Interestingly, when reducing the number of CPUs (nosmt), it works as
expected.

The underlying issue is that we first allocate memory (including module
vmap space) in layout_and_allocate(), and then verify whether the module
is unique in add_unformed_module(). So we end up allocating module vmap
space even though we might not need it -- which is a problem when modules
are big and we can have a lot of concurrent probing of the same set of
modules as on the big system at hand.

Unfortunately, we cannot simply add the module earlier, because
move_module() -- that allocates the module vmap space -- essentially
brings the module to life from a temporary one. Adding the temporary one
and replacing it is also sub-optimal (because replacing it would require
to synchronize against RCU) and feels kind of dangerous judging that we
end up copying it.

So instead, add a second list (pending_load_infos) that tracks the modules
(via their load_info) that are unique and are still getting loaded
("pending"), but haven't made it to the actual module list yet.

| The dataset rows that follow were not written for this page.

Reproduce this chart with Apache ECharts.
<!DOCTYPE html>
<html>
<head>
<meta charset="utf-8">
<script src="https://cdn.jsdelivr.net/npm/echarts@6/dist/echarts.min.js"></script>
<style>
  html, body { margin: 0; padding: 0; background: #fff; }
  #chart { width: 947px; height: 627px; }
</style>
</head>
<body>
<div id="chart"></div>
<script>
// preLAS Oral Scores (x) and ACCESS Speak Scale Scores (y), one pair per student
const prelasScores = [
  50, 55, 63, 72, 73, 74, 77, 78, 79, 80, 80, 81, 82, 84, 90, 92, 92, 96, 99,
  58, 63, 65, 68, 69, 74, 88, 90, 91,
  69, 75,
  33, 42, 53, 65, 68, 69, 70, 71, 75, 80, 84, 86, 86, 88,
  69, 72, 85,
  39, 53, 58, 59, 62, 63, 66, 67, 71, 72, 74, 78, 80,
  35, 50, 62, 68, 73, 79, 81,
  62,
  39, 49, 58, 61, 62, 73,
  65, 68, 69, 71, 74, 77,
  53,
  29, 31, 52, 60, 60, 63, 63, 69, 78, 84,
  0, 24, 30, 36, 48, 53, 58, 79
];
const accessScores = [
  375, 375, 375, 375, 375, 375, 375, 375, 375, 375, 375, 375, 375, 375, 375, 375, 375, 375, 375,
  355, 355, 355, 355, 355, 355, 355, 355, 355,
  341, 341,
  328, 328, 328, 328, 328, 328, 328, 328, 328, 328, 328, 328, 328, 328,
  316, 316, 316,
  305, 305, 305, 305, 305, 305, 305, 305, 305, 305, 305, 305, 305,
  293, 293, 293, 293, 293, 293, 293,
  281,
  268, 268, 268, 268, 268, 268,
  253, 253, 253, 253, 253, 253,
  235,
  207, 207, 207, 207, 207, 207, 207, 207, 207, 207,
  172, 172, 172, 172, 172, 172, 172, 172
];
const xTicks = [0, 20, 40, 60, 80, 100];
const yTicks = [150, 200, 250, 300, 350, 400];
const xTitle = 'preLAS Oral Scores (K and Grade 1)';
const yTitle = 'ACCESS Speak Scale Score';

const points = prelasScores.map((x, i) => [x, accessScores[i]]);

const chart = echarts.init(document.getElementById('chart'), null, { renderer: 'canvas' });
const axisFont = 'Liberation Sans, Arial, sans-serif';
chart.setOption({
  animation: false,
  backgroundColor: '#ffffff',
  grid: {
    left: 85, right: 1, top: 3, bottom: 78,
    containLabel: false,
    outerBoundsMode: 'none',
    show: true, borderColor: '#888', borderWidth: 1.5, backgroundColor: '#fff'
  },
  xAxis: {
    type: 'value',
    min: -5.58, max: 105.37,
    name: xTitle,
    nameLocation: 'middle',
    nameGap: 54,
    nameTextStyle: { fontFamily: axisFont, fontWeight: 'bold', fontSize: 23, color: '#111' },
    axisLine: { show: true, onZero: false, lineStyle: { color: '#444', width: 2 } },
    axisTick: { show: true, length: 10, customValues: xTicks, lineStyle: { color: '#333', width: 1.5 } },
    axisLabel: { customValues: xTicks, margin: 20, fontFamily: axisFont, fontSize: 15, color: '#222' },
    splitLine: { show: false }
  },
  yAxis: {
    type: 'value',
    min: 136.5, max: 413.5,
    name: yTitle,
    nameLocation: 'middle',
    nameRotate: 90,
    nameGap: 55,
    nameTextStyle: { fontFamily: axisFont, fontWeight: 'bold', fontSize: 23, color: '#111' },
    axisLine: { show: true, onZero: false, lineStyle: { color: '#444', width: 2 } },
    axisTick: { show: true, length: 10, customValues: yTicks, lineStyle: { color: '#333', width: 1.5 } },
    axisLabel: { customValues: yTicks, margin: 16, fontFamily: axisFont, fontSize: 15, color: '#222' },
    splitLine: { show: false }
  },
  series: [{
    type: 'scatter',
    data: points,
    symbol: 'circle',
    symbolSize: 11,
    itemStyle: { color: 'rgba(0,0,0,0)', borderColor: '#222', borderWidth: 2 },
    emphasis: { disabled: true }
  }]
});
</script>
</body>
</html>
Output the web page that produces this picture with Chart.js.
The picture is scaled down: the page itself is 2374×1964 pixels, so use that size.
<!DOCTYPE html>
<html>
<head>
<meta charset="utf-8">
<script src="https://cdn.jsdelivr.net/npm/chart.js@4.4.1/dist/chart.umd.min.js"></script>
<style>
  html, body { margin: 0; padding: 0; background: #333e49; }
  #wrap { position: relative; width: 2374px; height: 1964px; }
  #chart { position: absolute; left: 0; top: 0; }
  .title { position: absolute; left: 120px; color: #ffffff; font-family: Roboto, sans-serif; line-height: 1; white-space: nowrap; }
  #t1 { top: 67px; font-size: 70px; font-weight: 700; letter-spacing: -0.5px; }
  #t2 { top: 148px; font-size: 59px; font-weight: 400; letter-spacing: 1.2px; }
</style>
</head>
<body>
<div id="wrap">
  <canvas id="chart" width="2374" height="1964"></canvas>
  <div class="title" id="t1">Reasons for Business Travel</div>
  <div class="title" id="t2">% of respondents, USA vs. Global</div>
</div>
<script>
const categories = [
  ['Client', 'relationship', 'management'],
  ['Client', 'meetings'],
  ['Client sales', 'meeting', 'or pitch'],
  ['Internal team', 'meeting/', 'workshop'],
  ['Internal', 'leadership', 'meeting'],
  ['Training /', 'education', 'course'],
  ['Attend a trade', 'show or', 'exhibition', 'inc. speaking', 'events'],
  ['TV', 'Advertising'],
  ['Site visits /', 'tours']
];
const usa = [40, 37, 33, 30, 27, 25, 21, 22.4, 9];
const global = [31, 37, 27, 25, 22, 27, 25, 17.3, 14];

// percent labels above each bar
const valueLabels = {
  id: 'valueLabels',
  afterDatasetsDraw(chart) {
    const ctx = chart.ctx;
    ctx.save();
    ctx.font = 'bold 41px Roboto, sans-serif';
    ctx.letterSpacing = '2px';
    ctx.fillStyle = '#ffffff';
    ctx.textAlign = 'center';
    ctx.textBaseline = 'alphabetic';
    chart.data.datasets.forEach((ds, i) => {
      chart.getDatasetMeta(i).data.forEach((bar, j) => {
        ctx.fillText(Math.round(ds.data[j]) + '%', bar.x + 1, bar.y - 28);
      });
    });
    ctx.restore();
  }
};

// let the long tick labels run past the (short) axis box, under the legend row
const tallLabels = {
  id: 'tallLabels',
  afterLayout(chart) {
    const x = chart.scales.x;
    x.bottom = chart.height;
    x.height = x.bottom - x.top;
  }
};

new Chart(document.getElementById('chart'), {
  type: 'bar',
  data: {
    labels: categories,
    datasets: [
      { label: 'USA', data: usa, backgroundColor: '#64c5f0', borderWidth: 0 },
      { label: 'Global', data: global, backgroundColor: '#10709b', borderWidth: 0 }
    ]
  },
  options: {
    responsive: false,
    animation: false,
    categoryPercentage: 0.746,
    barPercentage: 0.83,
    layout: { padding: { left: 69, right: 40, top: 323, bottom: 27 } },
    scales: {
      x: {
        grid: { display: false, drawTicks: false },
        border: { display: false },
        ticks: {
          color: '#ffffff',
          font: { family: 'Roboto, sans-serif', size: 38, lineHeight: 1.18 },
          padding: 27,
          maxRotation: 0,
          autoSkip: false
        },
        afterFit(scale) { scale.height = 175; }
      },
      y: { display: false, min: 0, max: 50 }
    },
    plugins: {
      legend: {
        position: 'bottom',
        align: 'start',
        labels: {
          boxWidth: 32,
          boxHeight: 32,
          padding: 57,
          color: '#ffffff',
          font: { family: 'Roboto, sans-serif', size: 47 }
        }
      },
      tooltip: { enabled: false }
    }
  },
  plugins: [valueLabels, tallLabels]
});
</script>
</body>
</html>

This
shouldn't have a notable runtime overhead when concurrently loading
modules: the new list is expected to usually either be empty or contain
very few entries for a short time.

Thanks to Uladzislau for his help to verify that it's not actually a
vmap code issue.

this seems to be related to what
https://lore.kernel.org/all/20220919123233.8538-1-petr.pavlu@xxxxxxxx/
tries to solve. Just your symptoms are different. Does the patch set fix
your issue too?

Hi Miroslav,

the underlying approach with a load_info list is similar (which is nice 
to see), so I assume it will similarly fix the issue.

I'm not sure if merging the requests (adding the refcount logic and the 
-EBUSY change is really required/wanted), though. Looks like some of 
these changes that might have been factored out into separate patches.

Not my call to make. I'll give the set a churn on the machine where I 
can reproduce the issue.

--
Thanks,

David / dhildenb